Bits & Pieces continued 2 - Growing Up on a Turkey Farm
Turkeys and noise - When turkeys hear a noise almost the whole herd will all gobble at once. (Click on the audio above to hear the turkeys).
Growing up on a Turkey Farm in Moroni, Utah
1945 - My dad and my oldest brother - John LaMont
LaMont as an adult with his 2 boys still raising turkeys.
Growing up on a Turkey Farm was a very unique experience. I remember at a young age helping out with the turkeys. I think it was more for the experience of learning to work than that my dad needed the help.
My dad started out with herds of bronze (black) turkeys (later on in years, they only raised white turkeys – that was so the black pinfeathers wouldn’t show when the turkeys were processed) The herds they would receive started at 2,000 then increased through the years to 5,000 and now they are anywhere from 10,000 to 16,000 depending on the size of the brooder barn they are going in to. They stayed in the brooder coops for about 5 weeks where they were protected from the weather, then they were transported out to the open range in the hills with only a roof on the range house to protect them until they were ready to go to the turkey processing plant. Today, they are transferred to huge barns called outgrow barns where they are completely protected from weather, varmints and disease. Some of these barns will hold 10 to 16,000 turkeys. (See pictures below).
Bronze Turkeys
White Turkeys
Up in the hills, they also had trouble with deer coming and taking the feed for the turkeys. They would build 2 tier fences and they could still jump over them and get to the feed. That’s why it’s all enclosed now in the outgrow barns.
They received water and food in long troughs. Sometimes I had to help put water in the troughs and feed also. Today everything is really automated with the feeders on a chain and the water is fed into little cup s that have nipples on them where the turkeys peck at them to release water and also the grain feeders now have augers that keep the troughs full.
The water troughs have little nipples on them that the turkeys peck at to get their water.
The grain is piled into huge tanks outside and is then transported through the lines with augers where it spills out into the baskets.

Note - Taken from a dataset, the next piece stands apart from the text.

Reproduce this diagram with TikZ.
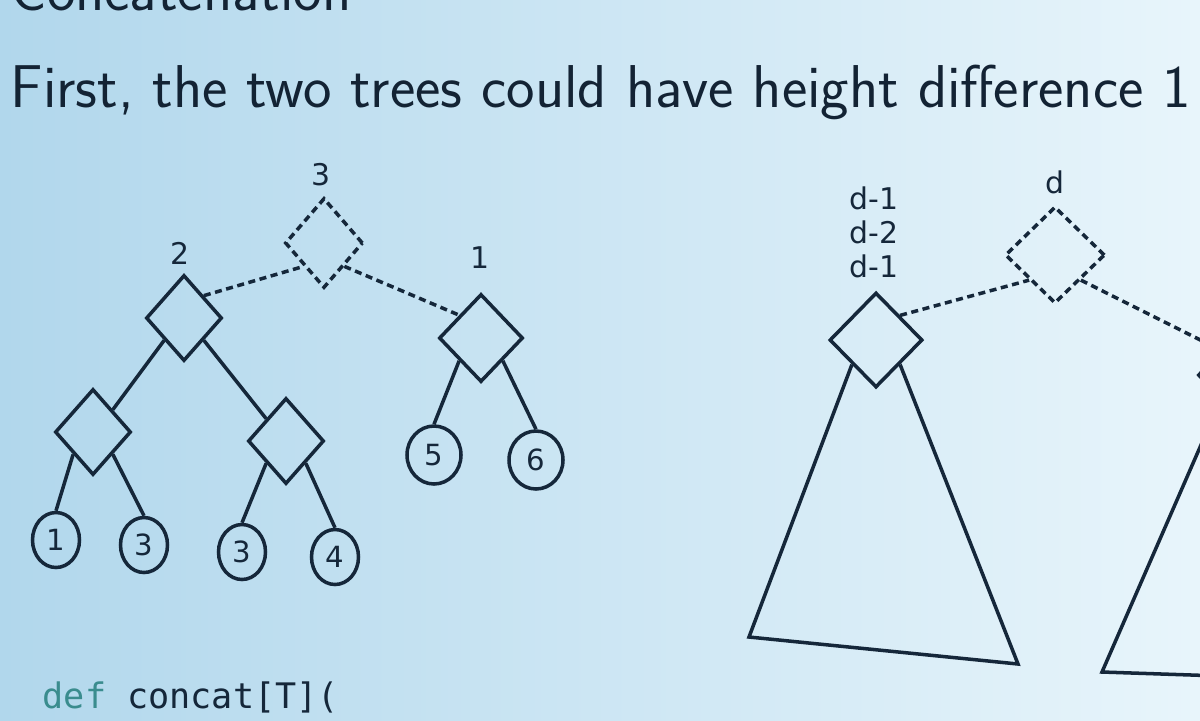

De-beaking and vaccinating. In the olden days, they were de-beaked around the age of 2 weeks I think. A hot blade would be pushed down on a metal plate to cut the end of the top beak off. This was done so they wouldn’t peck each other to death. We also vaccinated them in their legs against disease around the age of 3 weeks I think. If the herds got a disease in them the whole herd could be affected with many of them dying. Around the age of 7 o r 8, myself and other brothers and sisters would go help herd the turkeys into a little pen to wait in line. Then someone else would grab the turkeys by the legs while someone else either vaccinated them or de-beaked them depending on what we were doing that day.
Turkeys are kind of fragile in the beginning. The turkeys are so soft and cute when they are so tiny. Sometimes loud noises would scare them and they would run and gather too close to each other and sometimes smother to death. Turkeys will also stop each other until that turkey is almost as flat as a pancake. When the turkeys get older, it's funny when you make a noise, the whole heard of turkeys will all gobble together.
Even in the summertime, they need heaters in the beginning to keep them warm.